My answer is yes, for personal/professional social media accounts.(YouTube, Flickr, Slideshare, Friendfeed, Twitter, as examples).
How do people know to engage with you if they don't know your name or something about you? I use aafromaa for a user name which is slightly shorter than Anne Adrian. In my opinion, creating a short user name is important, particularly in Twitter. I definitely use my real name in profile descriptions.
Imagine you are at a cocktail party, a conference, or a business meeting, sitting by someone who you do not know. You reach your hand out to shake hers and say your name. "Hi I am (fill in the blank)." The other person extends her hand, but says only "Hi." What do you think when she does not state her name?
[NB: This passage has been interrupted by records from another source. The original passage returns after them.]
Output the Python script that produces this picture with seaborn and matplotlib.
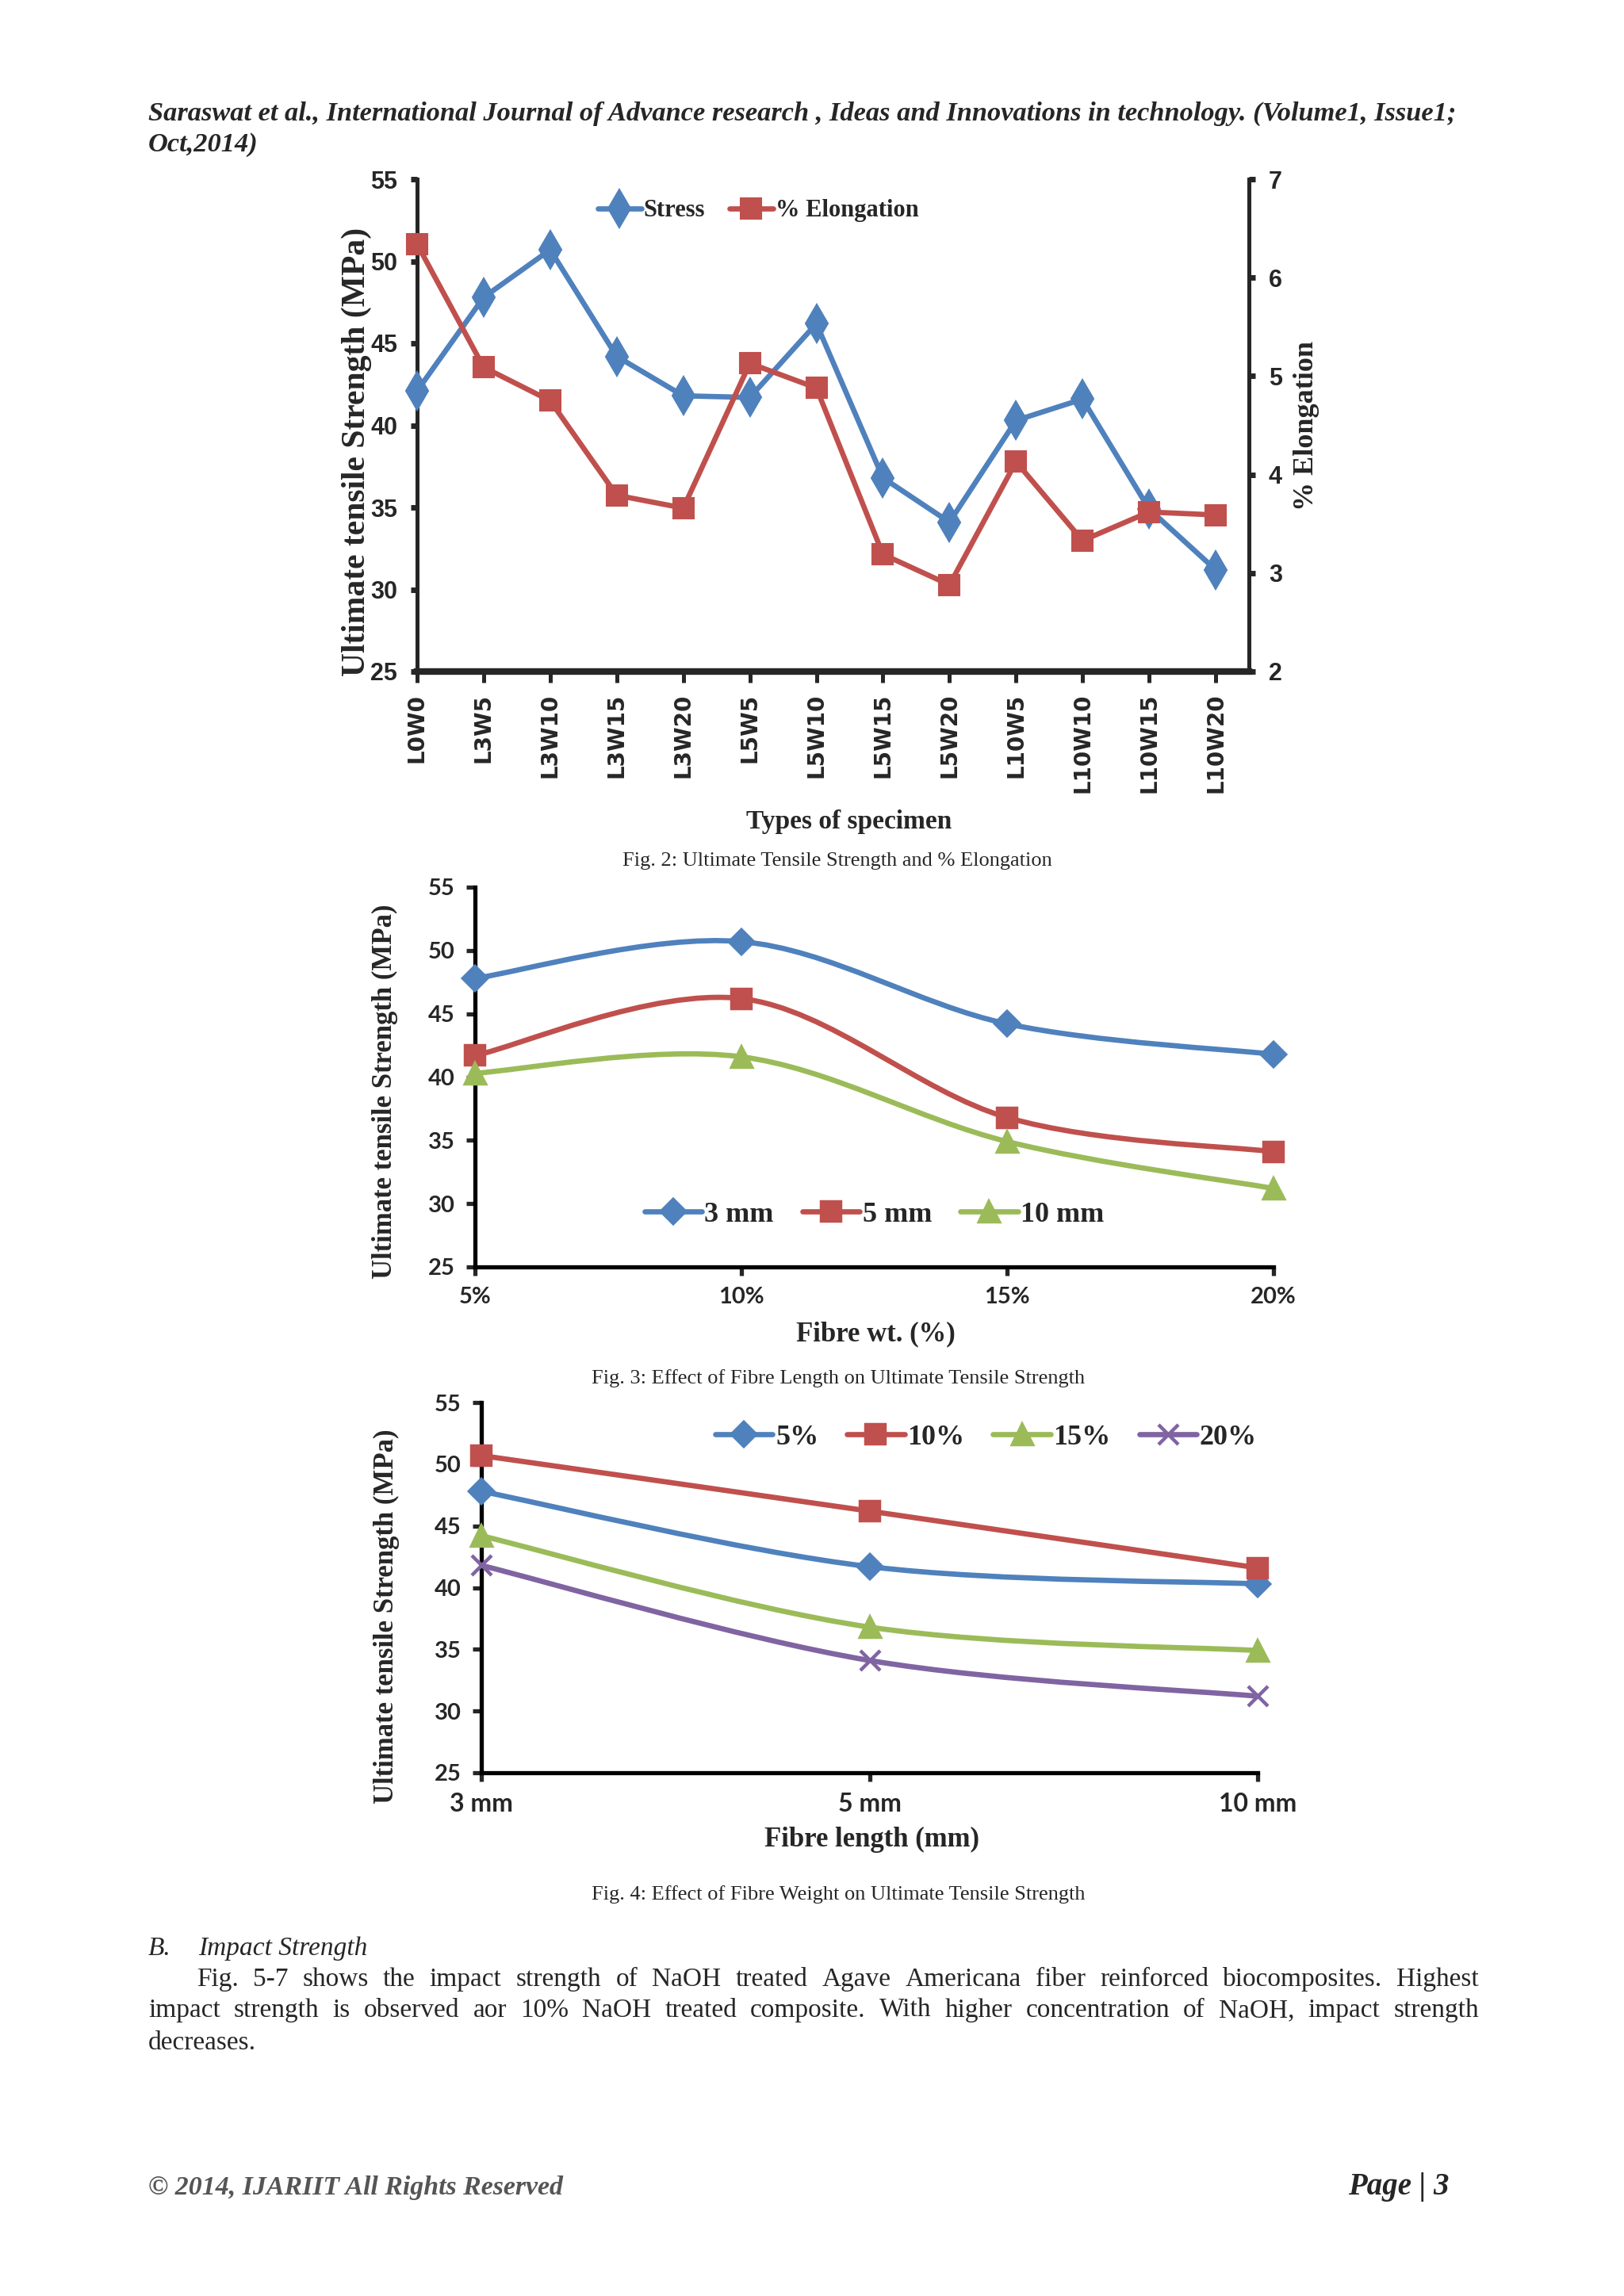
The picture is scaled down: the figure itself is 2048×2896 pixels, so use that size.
import numpy as np
import pandas as pd
import matplotlib
matplotlib.use('Agg')
import matplotlib.pyplot as plt
import seaborn as sns
from matplotlib.path import Path
from matplotlib.patches import PathPatch
from matplotlib.lines import Line2D

# ---- data ----
specimens = ['L0W0', 'L3W5', 'L3W10', 'L3W15', 'L3W20', 'L5W5', 'L5W10',
             'L5W15', 'L5W20', 'L10W5', 'L10W10', 'L10W15', 'L10W20']
stress = [42.1, 47.8, 50.7, 44.2, 41.8, 41.7, 46.2, 36.8, 34.1, 40.3, 41.6, 34.9, 31.2]
elongation = [6.34, 5.09, 4.75, 3.79, 3.66, 5.13, 4.88, 3.19, 2.88, 4.13, 3.33, 3.62, 3.59]

fibre_wt = ['5%', '10%', '15%', '20%']
uts_3mm = [47.8, 50.7, 44.2, 41.8]
uts_5mm = [41.7, 46.2, 36.8, 34.1]
uts_10mm = [40.3, 41.6, 34.9, 31.2]

fibre_len = ['3 mm', '5 mm', '10 mm']
uts_5pct = [47.8, 41.7, 40.3]
uts_10pct = [50.7, 46.2, 41.6]
uts_15pct = [44.2, 36.8, 34.9]
uts_20pct = [41.8, 34.1, 31.2]

BLUE = '#4F81BD'
RED = '#C0504D'
GREEN = '#9BBB59'
PURPLE = '#8064A2'

sns.set_style("white")
plt.rcParams['font.family'] = ['Liberation Serif', 'DejaVu Serif']

W, H = 2048, 2896
fig = plt.figure(figsize=(W / 200, H / 200), dpi=200)


def fx(x):
    return x / W


def fy(y):
    return 1 - y / H


def add_axes(left, right, top, bottom):
    return fig.add_axes([fx(left), fy(bottom), (right - left) / W, (bottom - top) / H])


def smooth_path(xs, ys):
    # excel-like smoothed line through the points (bezier segments)
    pts = np.column_stack([xs, ys]).astype(float)
    n = len(pts)
    verts = [pts[0]]
    codes = [Path.MOVETO]
    for i in range(n - 1):
        p0 = pts[max(i - 1, 0)]
        p1 = pts[i]
        p2 = pts[i + 1]
        p3 = pts[min(i + 2, n - 1)]
        verts += [p1 + (p2 - p0) / 6, p2 - (p3 - p1) / 6, p2]
        codes += [Path.CURVE4] * 3
    return Path(verts, codes)


SANS = ['Lato', 'Liberation Sans']

# ================= Fig. 2 =================
ax = add_axes(526, 1575, 226, 847)
df2 = pd.DataFrame({'pos': np.arange(len(specimens)), 'Stress': stress, 'Elong': elongation})
sns.lineplot(data=df2, x='pos', y='Stress', ax=ax, color=BLUE, marker='d', markersize=12,
             markeredgecolor=BLUE, lw=2.4, label='Stress', legend=False, clip_on=False, zorder=3)
ax2 = ax.twinx()
sns.lineplot(data=df2, x='pos', y='Elong', ax=ax2, color=RED, marker='s', markersize=9.5,
             markeredgecolor=RED, lw=2.4, label='% Elongation', legend=False, clip_on=False)
ax.set_xlim(0, 12.5)
ax.set_ylim(25, 55)
ax2.set_ylim(2, 7)
ax.set_yticks(range(25, 56, 5))
ax2.set_yticks(range(2, 8))
ax.set_xticks(df2['pos'])
ax.set_xticklabels(specimens, rotation=90, fontsize=10, fontweight='bold', family='DejaVu Sans')
ax.set_xlabel('')
ax.set_ylabel('')
ax2.set_ylabel('')
for a in (ax, ax2):
    a.spines['top'].set_visible(False)
    a.spines['left'].set_linewidth(1.8)
    a.spines['right'].set_linewidth(1.8)
    a.spines['bottom'].set_linewidth(3.0)
ax.spines['right'].set_visible(False)
ax2.spines['left'].set_visible(False)
ax2.spines['bottom'].set_visible(False)
ax.tick_params(axis='x', direction='out', length=5, width=1.8, pad=5, bottom=True)
ax.tick_params(axis='y', direction='out', length=3, width=2.5, pad=6, left=True)
ax2.tick_params(axis='y', direction='out', length=3, width=2.5, pad=6, right=True)
for t in ax.get_yticklabels() + ax2.get_yticklabels():
    t.set_family('Liberation Sans')
    t.set_fontweight('bold')
    t.set_fontsize(11)
h1, l1 = ax.get_legend_handles_labels()
h2, l2 = ax2.get_legend_handles_labels()
ax.legend(h1 + h2, l1 + l2, loc='center', bbox_to_anchor=(0.41, 0.936), ncol=2, frameon=False,
          prop={'family': 'Liberation Serif', 'weight': 'bold', 'size': 11},
          handlelength=1.8, handletextpad=0.1, columnspacing=1.0)
fig.text(fx(450), fy(570), 'Ultimate tensile Strength (MPa)', rotation=90, ha='center', va='center',
         fontsize=15, fontweight='bold')
fig.text(fx(1648), fy(537), '% Elongation', rotation=90, ha='center', va='center',
         fontsize=13, fontweight='bold')
fig.text(fx(1071), fy(1036), 'Types of specimen', ha='center', va='center', fontsize=12, fontweight='bold')
fig.text(fx(1056), fy(1086), 'Fig. 2: Ultimate Tensile Strength and % Elongation', ha='center', va='center',
         fontsize=9.5)


# ================= Fig. 3 / Fig. 4 helper =================
def smooth_chart(ax, cats, series, legend_anchor, legend_size, tick_size):
    pos = np.arange(len(cats))
    handles = []
    for name, vals, color, marker, ms in series:
        ax.add_patch(PathPatch(smooth_path(pos, vals), fill=False, edgecolor=color, lw=2.4,
                               capstyle='round', zorder=2))
        sns.lineplot(x=pos, y=vals, ax=ax, color=color, marker=marker, markersize=ms, ls='none',
                     markeredgecolor=color, markeredgewidth=1.6, zorder=3, clip_on=False)
        handles.append(Line2D([], [], color=color, lw=2.4, marker=marker, markersize=ms,
                              markeredgecolor=color, markeredgewidth=1.6, label=name))
    ax.set_xlim(0, len(cats) - 1)
    ax.set_ylim(25, 55)
    ax.set_yticks(range(25, 56, 5))
    ax.set_xticks(pos)
    ax.set_xticklabels(cats)
    for s in ('top', 'right'):
        ax.spines[s].set_visible(False)
    for s in ('left', 'bottom'):
        ax.spines[s].set_linewidth(1.9)
        ax.spines[s].set_color('black')
    ax.tick_params(axis='both', direction='out', length=4, width=1.9, pad=5, bottom=True, left=True)
    for t in ax.get_yticklabels():
        t.set_family(SANS)
        t.set_fontweight('bold')
        t.set_fontsize(10.5)
    for t in ax.get_xticklabels():
        t.set_family(SANS)
        t.set_fontweight('bold')
        t.set_fontsize(tick_size)
    ax.legend(handles=handles, loc='center', bbox_to_anchor=legend_anchor, ncol=len(series),
              frameon=False, prop={'family': 'Liberation Serif', 'weight': 'bold', 'size': legend_size},
              handlelength=2.0, handletextpad=0.1, columnspacing=1.0)


ax3 = add_axes(599, 1606, 1119, 1598)
smooth_chart(ax3, fibre_wt,
             [('3 mm', uts_3mm, BLUE, 'D', 7.5),
              ('5 mm', uts_5mm, RED, 's', 8.5),
              ('10 mm', uts_10mm, GREEN, '^', 9)],
             (0.50, 0.138), 13, 10.5)
fig.text(fx(485), fy(1377), 'Ultimate tensile Strength (MPa)', rotation=90, ha='center', va='center',
         fontsize=12.5, fontweight='bold')
fig.text(fx(1104), fy(1683), 'Fibre wt. (%)', ha='center', va='center', fontsize=12.5, fontweight='bold')
fig.text(fx(1057), fy(1739), 'Fig. 3: Effect of Fibre Length on Ultimate Tensile Strength', ha='center',
         va='center', fontsize=9.5)

ax4 = add_axes(607, 1586, 1769, 2236)
smooth_chart(ax4, fibre_len,
             [('5%', uts_5pct, BLUE, 'D', 7.5),
              ('10%', uts_10pct, RED, 's', 8.5),
              ('15%', uts_15pct, GREEN, '^', 9),
              ('20%', uts_20pct, PURPLE, 'x', 9)],
             (0.65, 0.906), 13, 11.5)
fig.text(fx(487), fy(2039), 'Ultimate tensile Strength (MPa)', rotation=90, ha='center', va='center',
         fontsize=12.5, fontweight='bold')
fig.text(fx(1099), fy(2320), 'Fibre length (mm)', ha='center', va='center', fontsize=12.5, fontweight='bold')
fig.text(fx(1057), fy(2390), 'Fig. 4: Effect of Fibre Weight on Ultimate Tensile Strength', ha='center',
         va='center', fontsize=9.5)

# ================= page text =================
fig.text(fx(187), fy(152), 'Saraswat et al., International Journal of Advance research , Ideas and '
         'Innovations in technology. (Volume1, Issue1;', va='baseline', fontsize=12.4,
         fontweight='bold', style='italic')
fig.text(fx(187), fy(191), 'Oct,2014)', va='baseline', fontsize=12.4, fontweight='bold', style='italic')

fig.text(fx(187), fy(2466), 'B.', va='baseline', fontsize=12, style='italic')
fig.text(fx(250), fy(2466), 'Impact Strength', va='baseline', fontsize=12, style='italic')

renderer = fig.canvas.get_renderer()


def justified(words, x0, x1, y, size=12):
    texts = [fig.text(0, fy(y), w, va='baseline', fontsize=size) for w in words.split()]
    widths = [t.get_window_extent(renderer).width for t in texts]
    gap = ((x1 - x0) - sum(widths)) / (len(texts) - 1)
    x = x0
    for t, w in zip(texts, widths):
        t.set_x(fx(x))
        x += w + gap


justified('Fig. 5-7 shows the impact strength of NaOH treated Agave Americana fiber reinforced '
          'biocomposites. Highest', 248, 1865, 2505)
justified('impact strength is observed aor 10% NaOH treated composite. With higher concentration '
          'of NaOH, impact strength', 187, 1865, 2544)
fig.text(fx(187), fy(2585), 'decreases.', va='baseline', fontsize=12)

fig.text(fx(187), fy(2768), '\u00a9 2014, IJARIIT All Rights Reserved', va='baseline', fontsize=12.2,
         fontweight='bold', style='italic', color='#555555')
fig.text(fx(1828), fy(2768), 'Page | 3', ha='right', va='baseline', fontsize=14,
         fontweight='bold', style='italic')

fig.savefig('out.png', dpi=200, facecolor='white')
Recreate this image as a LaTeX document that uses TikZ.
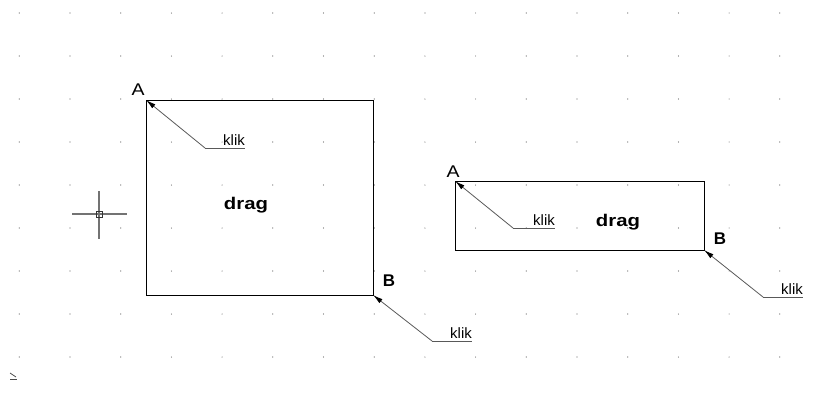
\documentclass[tikz,border=0pt]{standalone}
\usepackage{fontspec}
\setmainfont{Liberation Sans}
\usetikzlibrary{arrows.meta}
\tikzset{
  leader/.style={draw=black!65, line width=0.8bp, {Latex[length=10bp,width=5bp,black]}-},
  shoulder/.style={draw=black!65, line width=0.8bp},
  kliktext/.style={font=\fontsize{15}{15}\selectfont, inner sep=0pt, anchor=base east},
  cornerlbl/.style={font=\fontsize{17}{17}\selectfont, inner sep=0pt},
  dragtext/.style={font=\fontsize{17}{17}\selectfont\bfseries, inner sep=0pt},
  box/.style={draw=black, line width=0.9bp},
  cross/.style={draw=black!55, line width=1.3bp}
}
\begin{document}
\begin{tikzpicture}[x=1bp,y=-1bp]
\useasboundingbox (0,0) rectangle (821,401);
% dot grid
\foreach \i in {0,...,15}{
  \foreach \j in {0,...,8}{
    \fill[black!60] ({19.3+50.7*\i},{13+43*\j}) circle (0.6);
  }
}
% rectangle 1
\coordinate (a1) at (146,100);
\coordinate (b1) at (373,295);
\draw[box] (a1) rectangle (b1);
% rectangle 2
\coordinate (a2) at (455,181);
\coordinate (b2) at (704,250);
\draw[box] (a2) rectangle (b2);
% labels
\node[cornerlbl] (la1) at (138,90) {\scalebox{1.15}[1]{A}};
\node[cornerlbl] (la2) at (453,172) {\scalebox{1.15}[1]{A}};
\node[cornerlbl,font=\fontsize{17}{17}\selectfont\bfseries] (lb1) at (389,281) {B};
\node[cornerlbl,font=\fontsize{17}{17}\selectfont\bfseries] (lb2) at (720,239) {B};
\node[dragtext] (d1) at (246,205) {\scalebox{1.2}[1]{drag}};
\node[dragtext] (d2) at (618,222) {\scalebox{1.2}[1]{drag}};
% leaders
\coordinate (s1) at (205,148); \coordinate (e1) at (245,148);
\coordinate (s2) at (432,341); \coordinate (e2) at (472,341);
\coordinate (s3) at (513,228); \coordinate (e3) at (555,228);
\coordinate (s4) at (763,297); \coordinate (e4) at (803,297);
\draw[leader] (a1) -- (s1);
\draw[shoulder] (s1) -- (e1);
\draw[leader] (b1) -- (s2);
\draw[shoulder] (s2) -- (e2);
\draw[leader] (a2) -- (s3);
\draw[shoulder] (s3) -- (e3);
\draw[leader] (b2) -- (s4);
\draw[shoulder] (s4) -- (e4);
\node[kliktext] (k1) at (245,145.5) {klik};
\node[kliktext] (k2) at (472,338.5) {klik};
\node[kliktext] (k3) at (555,225.5) {klik};
\node[kliktext] (k4) at (803,294.5) {klik};
% crosshair cursor
\coordinate (cc) at (99,214);
\draw[cross] (72,214) -- (127,214);
\draw[cross] (99,191) -- (99,239);
\draw[draw=black!80, line width=0.9bp] (96,211) rectangle (102,217);
% small UCS mark
\draw[black!70, line width=0.8bp] (10,373) -- (16,377);
\draw[black!70, line width=0.8bp] (10,379) -- (17,379);
\end{tikzpicture}
\end{document}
I don't know about you, but my immediate reaction is that this person is trying to hide something or simply does not want to talk with me. (Honestly, I wonder why.)
Twitter and other social media tools are about engagement and about people who we can learn, enjoy, and interact.
For people to know who you are, provide your real name and something that helps others identify you. If you are using Twitter for professional use, indicate your organization (for me that is Alabama Cooperative Extension System and Auburn University).
In your profile, indicate your interest or expertise area and a web page to give them a chance to check out your thoughts, your organization, or find out more about you.
When I am deciding who to follow, knowing who you are is very important. Because I am part of larger organizations of Cooperative Extension and Auburn University, I will follow anyone who indicates that is their organization is either of these two. In Twitter, I will follow anyone I personally know. If you don't use your real name, how will I know to follow you?
I will also follow anyone who indicates in their profile, their tweets, or their web link similar interests.
Your personal and professional credibility happens over time, based on your ideas, thoughts, links, engagement, and transparency.